Amazon EKS and AWS Fargate simplify cloud infrastructure management, allowing developers to focus on application development. However, these abstractions also make debugging production issues more challenging, particularly in regulated environments. Debugging becomes even more difficult with complex distributed systems and event-driven architectures, as the hands-off management and ephemeral nature of these frameworks limit visibility and remove evidence of issues.

To address and improve application and debugging in EKS and Fargate, it's recommended that developers:

  • Learn more about Kubernetes (so much for that abstraction and time savings!)
  • Implement pervasive logging and centralized collection
  • Create container-level health checks
  • Implement tracing and correlation IDs to map those cross-system interactions

What’s missing, however, is a way for developers to gain access to the state of problematic containers so they can view heap, thread and TCP dumps and stack traces.

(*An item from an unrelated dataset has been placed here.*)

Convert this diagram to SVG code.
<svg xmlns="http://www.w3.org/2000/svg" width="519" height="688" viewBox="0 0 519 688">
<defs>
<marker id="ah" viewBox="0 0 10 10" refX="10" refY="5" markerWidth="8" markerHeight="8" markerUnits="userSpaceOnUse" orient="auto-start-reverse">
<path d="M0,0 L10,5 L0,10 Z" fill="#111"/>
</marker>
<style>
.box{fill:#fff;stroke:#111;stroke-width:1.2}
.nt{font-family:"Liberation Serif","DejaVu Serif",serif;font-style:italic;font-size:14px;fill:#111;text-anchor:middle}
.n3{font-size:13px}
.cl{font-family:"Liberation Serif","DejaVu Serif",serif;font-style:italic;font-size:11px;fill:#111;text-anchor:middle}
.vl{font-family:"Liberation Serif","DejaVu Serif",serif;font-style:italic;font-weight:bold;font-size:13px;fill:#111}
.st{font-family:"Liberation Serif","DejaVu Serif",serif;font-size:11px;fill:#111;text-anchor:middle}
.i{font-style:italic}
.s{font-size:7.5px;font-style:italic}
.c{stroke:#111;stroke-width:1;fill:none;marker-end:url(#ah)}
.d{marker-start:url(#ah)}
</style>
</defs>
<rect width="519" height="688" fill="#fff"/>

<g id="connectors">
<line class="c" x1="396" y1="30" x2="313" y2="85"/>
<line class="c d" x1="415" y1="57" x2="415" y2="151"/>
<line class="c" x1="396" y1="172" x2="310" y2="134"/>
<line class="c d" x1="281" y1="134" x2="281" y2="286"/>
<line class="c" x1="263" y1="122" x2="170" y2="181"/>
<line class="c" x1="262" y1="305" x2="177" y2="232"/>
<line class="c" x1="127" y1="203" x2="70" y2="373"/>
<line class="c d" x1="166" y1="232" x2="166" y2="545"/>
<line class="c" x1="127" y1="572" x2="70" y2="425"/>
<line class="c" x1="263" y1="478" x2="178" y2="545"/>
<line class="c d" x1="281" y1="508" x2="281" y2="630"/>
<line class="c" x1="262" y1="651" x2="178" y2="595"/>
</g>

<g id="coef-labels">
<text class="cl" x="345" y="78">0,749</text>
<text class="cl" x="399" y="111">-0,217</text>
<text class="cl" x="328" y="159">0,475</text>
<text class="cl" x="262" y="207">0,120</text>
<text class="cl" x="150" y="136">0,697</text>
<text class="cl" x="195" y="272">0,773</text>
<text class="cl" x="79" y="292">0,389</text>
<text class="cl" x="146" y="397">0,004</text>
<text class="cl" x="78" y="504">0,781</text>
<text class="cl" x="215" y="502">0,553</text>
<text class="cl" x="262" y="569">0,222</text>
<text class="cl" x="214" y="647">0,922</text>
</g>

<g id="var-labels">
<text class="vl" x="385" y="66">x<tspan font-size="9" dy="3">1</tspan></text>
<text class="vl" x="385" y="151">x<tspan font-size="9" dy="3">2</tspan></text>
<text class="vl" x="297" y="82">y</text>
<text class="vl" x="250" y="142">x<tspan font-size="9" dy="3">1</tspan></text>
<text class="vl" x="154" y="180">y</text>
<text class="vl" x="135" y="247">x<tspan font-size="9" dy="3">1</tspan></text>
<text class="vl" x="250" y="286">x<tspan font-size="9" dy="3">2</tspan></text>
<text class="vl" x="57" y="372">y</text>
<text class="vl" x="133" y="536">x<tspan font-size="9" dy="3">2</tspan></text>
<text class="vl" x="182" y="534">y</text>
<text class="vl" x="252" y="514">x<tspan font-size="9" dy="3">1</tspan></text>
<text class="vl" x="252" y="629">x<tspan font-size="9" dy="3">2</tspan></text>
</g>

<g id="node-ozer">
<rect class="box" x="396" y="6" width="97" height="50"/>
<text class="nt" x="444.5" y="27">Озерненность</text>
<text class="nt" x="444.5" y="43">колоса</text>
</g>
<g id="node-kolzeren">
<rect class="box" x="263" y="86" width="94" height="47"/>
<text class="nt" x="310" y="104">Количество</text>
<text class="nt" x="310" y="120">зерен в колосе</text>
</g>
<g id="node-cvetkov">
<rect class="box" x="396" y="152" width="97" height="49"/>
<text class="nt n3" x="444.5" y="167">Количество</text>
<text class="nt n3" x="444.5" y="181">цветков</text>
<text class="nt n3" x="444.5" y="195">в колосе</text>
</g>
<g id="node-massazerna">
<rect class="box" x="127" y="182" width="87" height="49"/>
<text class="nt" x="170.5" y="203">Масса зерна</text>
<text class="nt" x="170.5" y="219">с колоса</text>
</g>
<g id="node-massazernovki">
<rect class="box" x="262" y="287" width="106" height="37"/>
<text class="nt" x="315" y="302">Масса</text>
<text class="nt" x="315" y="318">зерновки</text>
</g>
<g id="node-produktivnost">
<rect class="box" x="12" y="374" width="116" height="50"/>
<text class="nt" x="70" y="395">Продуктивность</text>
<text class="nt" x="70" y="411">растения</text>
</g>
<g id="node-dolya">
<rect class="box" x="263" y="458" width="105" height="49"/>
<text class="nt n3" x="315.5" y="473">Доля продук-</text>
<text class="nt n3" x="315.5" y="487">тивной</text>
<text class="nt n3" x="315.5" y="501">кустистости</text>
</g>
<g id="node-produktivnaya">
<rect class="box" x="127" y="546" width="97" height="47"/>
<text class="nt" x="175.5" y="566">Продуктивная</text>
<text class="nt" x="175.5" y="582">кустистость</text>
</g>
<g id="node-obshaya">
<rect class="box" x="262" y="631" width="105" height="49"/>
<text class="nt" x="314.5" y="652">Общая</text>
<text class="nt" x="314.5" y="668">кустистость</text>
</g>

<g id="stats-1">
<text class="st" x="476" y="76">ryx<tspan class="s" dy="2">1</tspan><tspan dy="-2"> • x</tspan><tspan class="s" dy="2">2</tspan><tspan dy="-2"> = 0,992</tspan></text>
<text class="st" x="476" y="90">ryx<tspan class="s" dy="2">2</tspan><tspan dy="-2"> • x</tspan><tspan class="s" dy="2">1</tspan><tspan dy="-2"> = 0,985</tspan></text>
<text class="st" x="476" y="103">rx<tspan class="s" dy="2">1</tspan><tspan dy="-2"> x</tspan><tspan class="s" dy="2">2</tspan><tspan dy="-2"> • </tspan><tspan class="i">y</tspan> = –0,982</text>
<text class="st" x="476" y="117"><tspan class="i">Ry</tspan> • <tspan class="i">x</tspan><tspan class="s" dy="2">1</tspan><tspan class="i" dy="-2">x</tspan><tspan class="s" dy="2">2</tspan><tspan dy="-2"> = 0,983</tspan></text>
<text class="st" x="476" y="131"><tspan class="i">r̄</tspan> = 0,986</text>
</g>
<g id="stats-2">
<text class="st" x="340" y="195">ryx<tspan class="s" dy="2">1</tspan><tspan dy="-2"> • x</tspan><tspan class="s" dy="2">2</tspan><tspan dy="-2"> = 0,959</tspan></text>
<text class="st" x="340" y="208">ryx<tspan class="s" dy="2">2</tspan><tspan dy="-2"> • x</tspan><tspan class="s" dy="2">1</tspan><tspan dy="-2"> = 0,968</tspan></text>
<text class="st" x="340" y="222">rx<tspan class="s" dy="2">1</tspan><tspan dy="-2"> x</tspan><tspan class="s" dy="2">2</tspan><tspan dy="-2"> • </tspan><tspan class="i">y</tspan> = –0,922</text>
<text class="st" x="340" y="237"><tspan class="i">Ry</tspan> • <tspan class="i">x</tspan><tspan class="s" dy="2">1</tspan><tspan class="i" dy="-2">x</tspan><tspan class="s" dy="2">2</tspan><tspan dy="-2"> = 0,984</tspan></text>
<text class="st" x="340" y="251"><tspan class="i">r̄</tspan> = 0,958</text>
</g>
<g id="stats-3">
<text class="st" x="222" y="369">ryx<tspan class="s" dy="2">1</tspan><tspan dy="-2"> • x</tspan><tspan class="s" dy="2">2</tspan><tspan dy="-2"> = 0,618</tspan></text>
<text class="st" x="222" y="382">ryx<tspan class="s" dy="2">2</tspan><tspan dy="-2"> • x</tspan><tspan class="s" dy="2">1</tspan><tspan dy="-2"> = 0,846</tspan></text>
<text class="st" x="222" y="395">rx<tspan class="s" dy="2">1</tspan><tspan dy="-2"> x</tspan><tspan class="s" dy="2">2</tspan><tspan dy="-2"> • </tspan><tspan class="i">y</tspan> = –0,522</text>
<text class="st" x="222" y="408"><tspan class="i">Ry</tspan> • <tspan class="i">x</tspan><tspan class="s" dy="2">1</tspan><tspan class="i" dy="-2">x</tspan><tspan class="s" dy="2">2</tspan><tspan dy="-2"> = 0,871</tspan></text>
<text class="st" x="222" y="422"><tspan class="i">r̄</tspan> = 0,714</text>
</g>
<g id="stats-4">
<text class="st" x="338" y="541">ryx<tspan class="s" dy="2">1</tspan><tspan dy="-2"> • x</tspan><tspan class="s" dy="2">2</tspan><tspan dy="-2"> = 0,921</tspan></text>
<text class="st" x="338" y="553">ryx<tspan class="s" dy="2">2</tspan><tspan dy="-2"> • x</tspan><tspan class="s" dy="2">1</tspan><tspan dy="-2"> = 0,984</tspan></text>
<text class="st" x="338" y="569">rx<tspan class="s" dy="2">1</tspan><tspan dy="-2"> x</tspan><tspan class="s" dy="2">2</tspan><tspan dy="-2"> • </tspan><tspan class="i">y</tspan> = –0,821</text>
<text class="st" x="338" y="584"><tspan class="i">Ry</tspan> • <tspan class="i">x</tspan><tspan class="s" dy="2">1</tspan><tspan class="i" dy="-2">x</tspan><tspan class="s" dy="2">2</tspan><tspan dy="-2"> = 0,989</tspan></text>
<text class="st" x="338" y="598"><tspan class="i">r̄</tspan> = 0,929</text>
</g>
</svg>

In this session, we’ll show how you can expedite debugging of applications running on EKS and Fargate with PagerDuty Process Automation. We’ll demonstrate how to automate preservation of ephemeral container states during incident response. You’ll see how incident responders can collect necessary information for developers to create permanent fixes as part of their remediation efforts.

Key Takeaways:

  • Advantages Amazon EKS and AWS Fargate offer developers creating and deploying complex distributed applications
  • How these same advantages also cause challenges when it comes time to debug issues.
  • How PagerDuty Process Automation helps operators quickly triage, diagnose and remediate incidents in applications running on Amazon EKS and AWS Fargate.
  • How automated diagnosis of incidents can also automatically capture and persist ephemeral container states to help developers rapidly identify root causes and create a fix faster.

Jeremiah Lodise
Sr Solutions Consultant - PagerDuty
Jeremiah is a field engineer focused on helping PagerDuty customers apply automation and AIOps to speed up operations, resolve incidents faster, and improve the lives of engineers by automating away toil. Before PagerDuty, he worked as a field engineer helping customers eliminate risk in identity and fraud in online transactions, and spent several years working with GIS systems.